A state of ‘rough-and-tumble politics’
South Carolina is famous for its rough-and-tumble politics — in 2000, for example, there was a whisper campaign that John McCain had fathered a black child. He wound up losing to eventual President George W. Bush. It derailed his candidacy. With as wide a field as this one, and the stakes being so high, watch out for more dirty tricks. . . . .
Iowa was tailored for a Christian-conservative candidate, like Texas Sen. Ted Cruz, and New Hampshire gave a jolt to centrist, establishment figures like Kasich, the Ohio governor, and it solidified Trump's dominance across the board. In South Carolina, all of those elements combine.
In 2012, two-thirds (65 percent) of GOP primary voters described themselves as born-again, evangelical Christians. But almost one-third also described themselves as moderate. In Iowa this year, a similar 64 percent of caucus-goers were evangelical, but only 14 percent were self-described moderates. . . . .
As NPR’s Sarah McCammon has explained, there are clear, regional splits in the Palmetto State:
▪ The Upstate: The most socially conservative, religious voters are clustered in the Upstate, anchored by Greenville and Spartanburg and home to fundamentalist Bob Jones University. On Friday (Feb. 12), most GOP candidates were at the famed college for a Faith and Family Presidential Forum, talking up their socially conservative values on abortion and same-sex marriage. Only Trump, who's come under fire for his obscenities and previous support of same-sex marriage, didn't attend.

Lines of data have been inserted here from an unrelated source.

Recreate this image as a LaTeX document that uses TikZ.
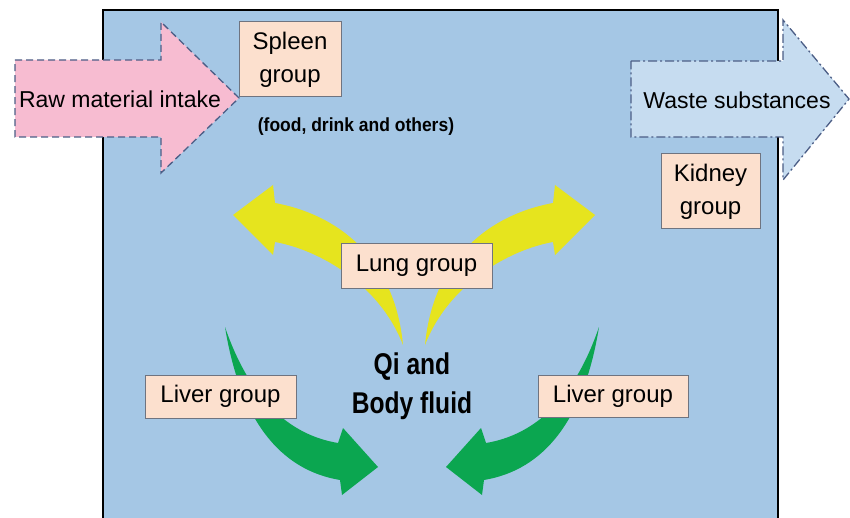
\documentclass[tikz,border=0pt]{standalone}
\usepackage{fontspec}
\setmainfont{Liberation Sans}
\newfontfamily\narrowsans{Liberation Sans}[FakeStretch=0.82]
\newfontfamily\notesans{Liberation Sans}[FakeStretch=0.92]
\usetikzlibrary{positioning}
\definecolor{panelblue}{HTML}{A5C7E5}
\definecolor{intakepink}{HTML}{F7BCD1}
\definecolor{wasteblue}{HTML}{C6DCF0}
\definecolor{edgeblue}{HTML}{4C5E86}
\definecolor{boxpeach}{HTML}{FCE0CE}
\definecolor{boxedge}{HTML}{6F7480}
\definecolor{lungyellow}{HTML}{E6E41E}
\definecolor{livergreen}{HTML}{0BA650}
\tikzset{
  groupbox/.style={draw=boxedge,fill=boxpeach,line width=1pt,
                   align=center,inner sep=3pt,
                   font=\fontsize{24}{33}\selectfont},
  intakearrow/.style={draw=edgeblue,fill=intakepink,line width=1.3pt,
                      dash pattern=on 7pt off 4pt},
  wastearrow/.style={draw=edgeblue,fill=wasteblue,line width=1.3pt,
                     dash pattern=on 9pt off 3pt on 2pt off 3pt},
  lungflow/.style={fill=lungyellow},
  liverflow/.style={fill=livergreen},
  arrowtext/.style={font=\fontsize{23}{26}\selectfont,inner sep=0pt}
}
\begin{document}
\begin{tikzpicture}[x=1pt,y=-1pt]
  \useasboundingbox (0,0) rectangle (850,518);
  % panel
  \fill[white] (0,0) rectangle (850,518);
  \draw[black,line width=1.6pt,fill=panelblue] (103,10) rectangle (778,530);

  % in and out
  \draw[intakearrow] (15,60) -- (161,60) -- (161,22) -- (239,98)
    -- (161,173) -- (161,137) -- (15,137) -- cycle;
  \node[arrowtext] (intake) at (120,99) {Raw material intake};
  \draw[wastearrow] (631,61) -- (783,61) -- (783,20) -- (849,99)
    -- (783,180) -- (783,137) -- (631,137) -- cycle;
  \node[arrowtext] (waste) at (737,100) {Waste substances};

  \node[groupbox,minimum width=102,minimum height=75] (spleen) at (290,59.5) {Spleen\\group};
  \node[font=\notesans\bfseries\fontsize{19}{22}\selectfont] (food) at (356,127) {(food, drink and others)};
  \node[groupbox,minimum width=99,minimum height=75] (kidney) at (710.5,191.5) {Kidney\\group};

  % yellow flows
  \fill[lungflow] (403,345) .. controls (380,285) and (320,250) .. (275,242)
    -- (273,255) -- (233,215) -- (273,185) -- (275,203)
    .. controls (340,215) and (395,260) .. (403,345) -- cycle;
  \begin{scope}[xshift=828pt,xscale=-1]
    \fill[lungflow] (403,345) .. controls (380,285) and (320,250) .. (275,242)
      -- (273,255) -- (233,215) -- (273,185) -- (275,203)
      .. controls (340,215) and (395,260) .. (403,345) -- cycle;
  \end{scope}

  % green flows
  \fill[liverflow] (225,327) .. controls (240,420) and (280,470) .. (340,480)
    -- (342,495) -- (378,467) -- (343,428) -- (338,443)
    .. controls (290,435) and (250,400) .. (225,327) -- cycle;
  \begin{scope}[xshift=824pt,xscale=-1]
    \fill[liverflow] (225,327) .. controls (240,420) and (280,470) .. (340,480)
      -- (342,495) -- (378,467) -- (343,428) -- (338,443)
      .. controls (290,435) and (250,400) .. (225,327) -- cycle;
  \end{scope}

  \node[groupbox,minimum width=151,minimum height=44] (lung) at (416.5,266) {Lung group};
  \node[groupbox,minimum width=151,minimum height=43] (liverL) at (220.5,396.5) {Liver group};
  \node[groupbox,minimum width=150,minimum height=42] (liverR) at (613,396) {Liver group};
  \node[font=\narrowsans\bfseries\fontsize{30}{39}\selectfont,align=center] (qi) at (412,386) {Qi and\\Body fluid};
\end{tikzpicture}
\end{document}
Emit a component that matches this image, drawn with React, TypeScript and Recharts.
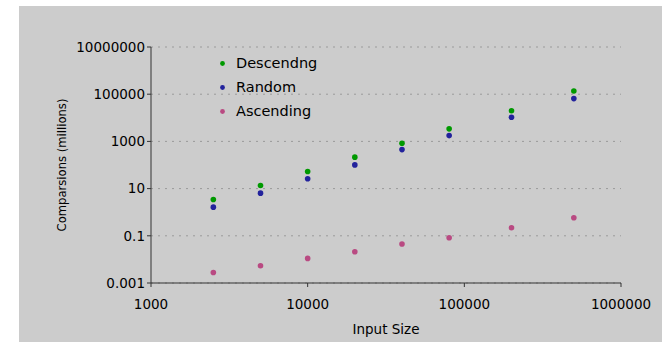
import React from 'react';
import { ScatterChart, Scatter, XAxis, YAxis, CartesianGrid, Legend } from 'recharts';

const inputSizes = [2500, 5000, 10000, 20000, 40000, 80000, 200000, 500000];
const descendingValues = [3.45, 13.5, 53, 215, 840, 3400, 20000, 137000];
const randomValues = [1.64, 6.4, 26, 101, 450, 1760, 10600, 65000];
const ascendingValues = [0.0028, 0.0054, 0.011, 0.021, 0.045, 0.083, 0.22, 0.58];
const seriesNames = ['Descendng', 'Random', 'Ascending'];
const seriesColors = ['#009900', '#22229c', '#b94a82'];
const xTicks = [1000, 10000, 100000, 1000000];
const yTicks = [0.001, 0.1, 10, 1000, 100000, 10000000];
const yTickLabels = ['0.001', '0.1', '10', '1000', '100000', '10000000'];

const toPoints = (vals: number[]) => inputSizes.map((x, i) => ({ x, y: vals[i] }));
const descData = toPoints(descendingValues);
const randData = toPoints(randomValues);
const ascData = toPoints(ascendingValues);

const FONT = '"DejaVu Sans", sans-serif';

const Dot = (props: any) => {
  const { cx, cy, fill } = props;
  if (cx == null || cy == null) return null;
  return <circle cx={cx} cy={cy} r={2.8} fill={fill} />;
};

const LegendContent = (props: any) => {
  const payload = [...(props.payload || [])].sort(
    (a: any, b: any) => seriesNames.indexOf(a.value) - seriesNames.indexOf(b.value)
  );
  return (
    <div style={{ fontFamily: FONT, fontSize: 14.5, color: '#000' }}>
      {payload.map((entry: any, i: number) => (
        <div key={i} style={{ height: 24, display: 'flex', alignItems: 'center' }}>
          <svg width={5} height={5} style={{ marginRight: 11 }}>
            <circle cx={2.5} cy={2.5} r={2.4} fill={entry.color} />
          </svg>
          <span>{entry.value}</span>
        </div>
      ))}
    </div>
  );
};

export default function App() {
  return (
    <div style={{ position: 'absolute', left: 0, top: 0, width: 662, height: 342, background: '#fff' }}>
      <div style={{ position: 'absolute', left: 19, top: 6, width: 643, height: 336, background: '#cccccc' }} />
      <div style={{ position: 'absolute', left: 0, top: 0 }}>
        <ScatterChart width={662} height={342} margin={{ top: 47, right: 41, left: 0, bottom: 0 }}>
          <CartesianGrid horizontal vertical={false} stroke="#9a9a9a" strokeDasharray="2 5" />
          <XAxis
            type="number"
            dataKey="x"
            scale="log"
            domain={[1000, 1000000]}
            ticks={xTicks}
            allowDataOverflow
            height={59}
            stroke="#333"
            tickSize={4}
            tickMargin={12}
            tick={{ fill: '#000', fontSize: 13.5, fontFamily: FONT }}
            tickFormatter={(v: number) => String(v)}
            label={{ value: 'Input Size', position: 'center', dy: 17, fill: '#000', fontSize: 13.5, fontFamily: FONT }}
          />
          <YAxis
            type="number"
            dataKey="y"
            scale="log"
            domain={[0.001, 10000000]}
            ticks={yTicks}
            allowDataOverflow
            width={151}
            stroke="#333"
            tickSize={4}
            tickMargin={2}
            tick={{ fill: '#000', fontSize: 13.5, fontFamily: FONT }}
            tickFormatter={(v: number) => yTickLabels[yTicks.indexOf(v)] ?? String(v)}
            label={{ value: 'Comparsions (millions)', angle: -90, position: 'center', dx: -13.5, fill: '#000', fontSize: 11.6, fontFamily: FONT }}
          />
          <Legend
            layout="vertical"
            verticalAlign="middle"
            align="center"
            content={<LegendContent />}
            wrapperStyle={{ position: 'absolute', left: 220, top: 51, width: 140 }}
          />
          <Scatter name={seriesNames[0]} data={descData} fill={seriesColors[0]} shape={<Dot />} isAnimationActive={false} />
          <Scatter name={seriesNames[1]} data={randData} fill={seriesColors[1]} shape={<Dot />} isAnimationActive={false} />
          <Scatter name={seriesNames[2]} data={ascData} fill={seriesColors[2]} shape={<Dot />} isAnimationActive={false} />
        </ScatterChart>
      </div>
    </div>
  );
}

▪ Lowcountry: The more moderate, heavily military and veteran Lowcountry is where Bush, the former Florida governor, is focusing most of his attention. It's where strategists in the state say he could be surprisingly strong.
▪ Midlands: In 2008, conservative candidates split support in the Upstate, and Arizona Sen. John McCain ran strong in the establishment-minded Midlands and Lowcountry for a win. In 2000, McCain was also strong in the Lowcountry, which includes Charleston and Hilton Head, but George W. Bush beat him out in the rest of the state to claim victory.
State expects public professions of faith
Two-thirds of South Carolina residents say they pray daily and half say they read the Bible at least once a week. In 2012’s primary, 65 percent of Republicans said they were evangelicals or born-again Christians. It’s tough to win in South Carolina with only a cursory nod to faith; the faithful want one of their own to win, and South Carolina demands public professions of faith.
S.C. politics: A savage, gladiatorial spectacle
South Carolina, the nation turns its troubled heart to you. And we expect you will rip it apart.
In Texas, they say, politics is a contact sport. In South Carolina, it is a savage, gladiatorial spectacle. Case in point: The George W. Bush forces who ran the John McCain Straight Talk Express off the road in South Carolina and then pulverized it. McCain didn’t know what hit him.